Soon enough, the scholastic sports show was Mr. Marr's.

After high school, he joined the U.S. Marine Corps and, upon discharge in 1963, landed a radio job in Rhode Island. But he wanted to return to Maryland with his wife, Sharon, a Baltimore City Police detective, so he went to work later that year in Salisbury.

After a stint announcing on both radio and TV at WTAR in !B Norfolk, Va., Mr. Marr landed a job as a news reporter for Baltimore's WFBR in May 1967.

"I love Baltimore," he says, noting he raised five children here.

In 1979, when WFBR landed rights to the Orioles games, he became a baseball announcer for six years, when the WFBR contract with the team ended. He recalls those years with mixed feelings.
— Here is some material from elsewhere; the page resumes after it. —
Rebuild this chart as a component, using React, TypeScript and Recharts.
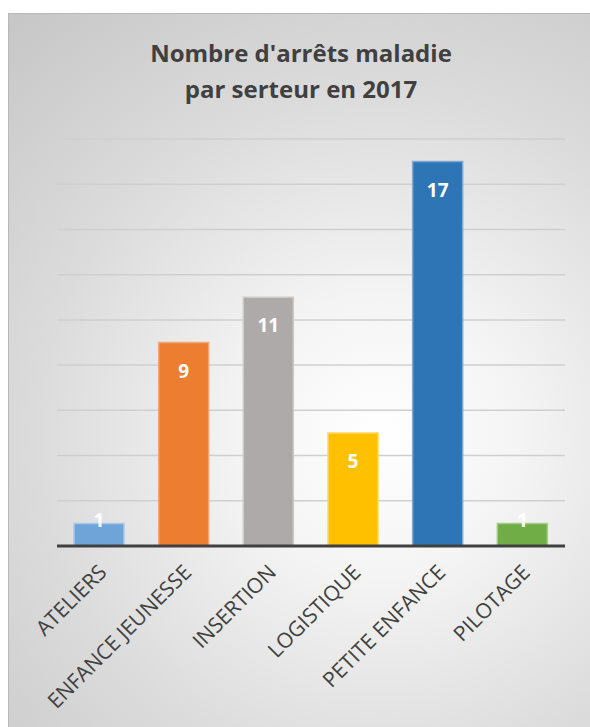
import React from 'react';
import { BarChart, Bar, XAxis, YAxis, CartesianGrid, LabelList, Cell } from 'recharts';

const categories = ['ATELIERS', 'ENFANCE JEUNESSE', 'INSERTION', 'LOGISTIQUE', 'PETITE ENFANCE', 'PILOTAGE'];
const values = [1, 9, 11, 5, 17, 1];
const colors = ['#6FA4D9', '#ED7D31', '#AEAAA9', '#FFC000', '#2E75B6', '#70AD47'];
const strokes = ['#A9C8EA', '#F4A877', '#CDCACA', '#FFD866', '#7FA8D3', '#A3CC88'];
const yTicks = [0, 2, 4, 6, 8, 10, 12, 14, 16, 18];
const titleLines = ["Nombre d'arrêts maladie", 'par serteur en 2017'];

const data = categories.map((c, i) => ({ name: c, value: values[i] }));

const FONT = '"Open Sans", "Noto Sans", sans-serif';

const ValueLabel = (props: any) => {
  const { x, y, width, height, value } = props;
  const cy = Math.min(y + 28, y + height - 26);
  return (
    <text
      x={x + width / 2}
      y={cy}
      textAnchor="middle"
      dominantBaseline="central"
      fill="#ffffff"
      fontFamily={FONT}
      fontWeight={700}
      fontSize={19}
    >
      {value}
    </text>
  );
};

const Tick = (props: any) => {
  const { x, y, payload } = props;
  return (
    <g transform={`translate(${x + 3},${y + 14}) rotate(-45)`}>
      <text
        x={0}
        y={0}
        textAnchor="end"
        dominantBaseline="central"
        fill="#404040"
        fontFamily={FONT}
        fontSize={21}
      >
        {payload.value}
      </text>
    </g>
  );
};

export default function App() {
  return (
    <div style={{ position: 'fixed', left: 0, top: 0, width: 590, height: 727, overflow: 'hidden', background: '#fff' }}>
      <div
        style={{
          position: 'absolute',
          left: 8,
          top: 13,
          width: 600,
          height: 730,
          boxSizing: 'border-box',
          borderTop: '1px solid #b8b8b8',
          borderLeft: '1px solid #b8b8b8',
          background: 'radial-gradient(circle at 62% 58%, #ffffff 0%, #f4f4f4 25%, #dcdcdc 60%, #c6c6c6 100%)',
        }}
      >
        <div
          style={{
            position: 'absolute',
            left: -1,
            top: 21,
            width: 586,
            textAlign: 'center',
            fontFamily: FONT,
            fontWeight: 700,
            fontSize: 24,
            lineHeight: '36px',
            color: '#404040',
          }}
        >
          <div>{titleLines[0]}</div>
          <div>{titleLines[1]}</div>
        </div>
        <div style={{ position: 'absolute', left: -1, top: -1 }}>
          <BarChart width={582} height={714} data={data} margin={{ top: 126, right: 25, left: 49, bottom: 0 }}>
            <CartesianGrid vertical={false} stroke="#cfcfcf" strokeWidth={1.5} />
            <YAxis hide domain={[0, 18]} ticks={yTicks} />
            <XAxis
              dataKey="name"
              interval={0}
              height={181}
              tickLine={false}
              axisLine={{ stroke: '#404040', strokeWidth: 3 }}
              tick={<Tick />}
            />
            <Bar dataKey="value" barSize={50} isAnimationActive={false} strokeWidth={1.5}>
              {data.map((d, i) => (
                <Cell key={d.name} fill={colors[i]} stroke={strokes[i]} />
              ))}
              <LabelList dataKey="value" content={<ValueLabel />} />
            </Bar>
          </BarChart>
        </div>
      </div>
    </div>
  );
}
"I was not really comfortable with baseball play-by-play," he says, adding, "It would have helped if I'd had the experience of doing minor-league games for a couple years."

Mr. Marr has not been to an Orioles game since 1986, yet says he is friends with a number of former players. He shows off a cracked batting helmet catcher Rick Dempsey Jr. once slammed to the dirt after a strikeout.

Later, Mr. Marr became a talk show host -- after station manager Harry Shriver suggested that he could do more than news.

Like that early scholastic sports radio show, "It just seemed really natural," he notes.

When the WFBR station sweep occurred in 1988, he was offered work on the new all-talk WCBM, where he has been since. Mr. Marr also does a Saturday talk show and a variety of fill-in work on WWDB-FM (96.5), a talk station in the Philadelphia area.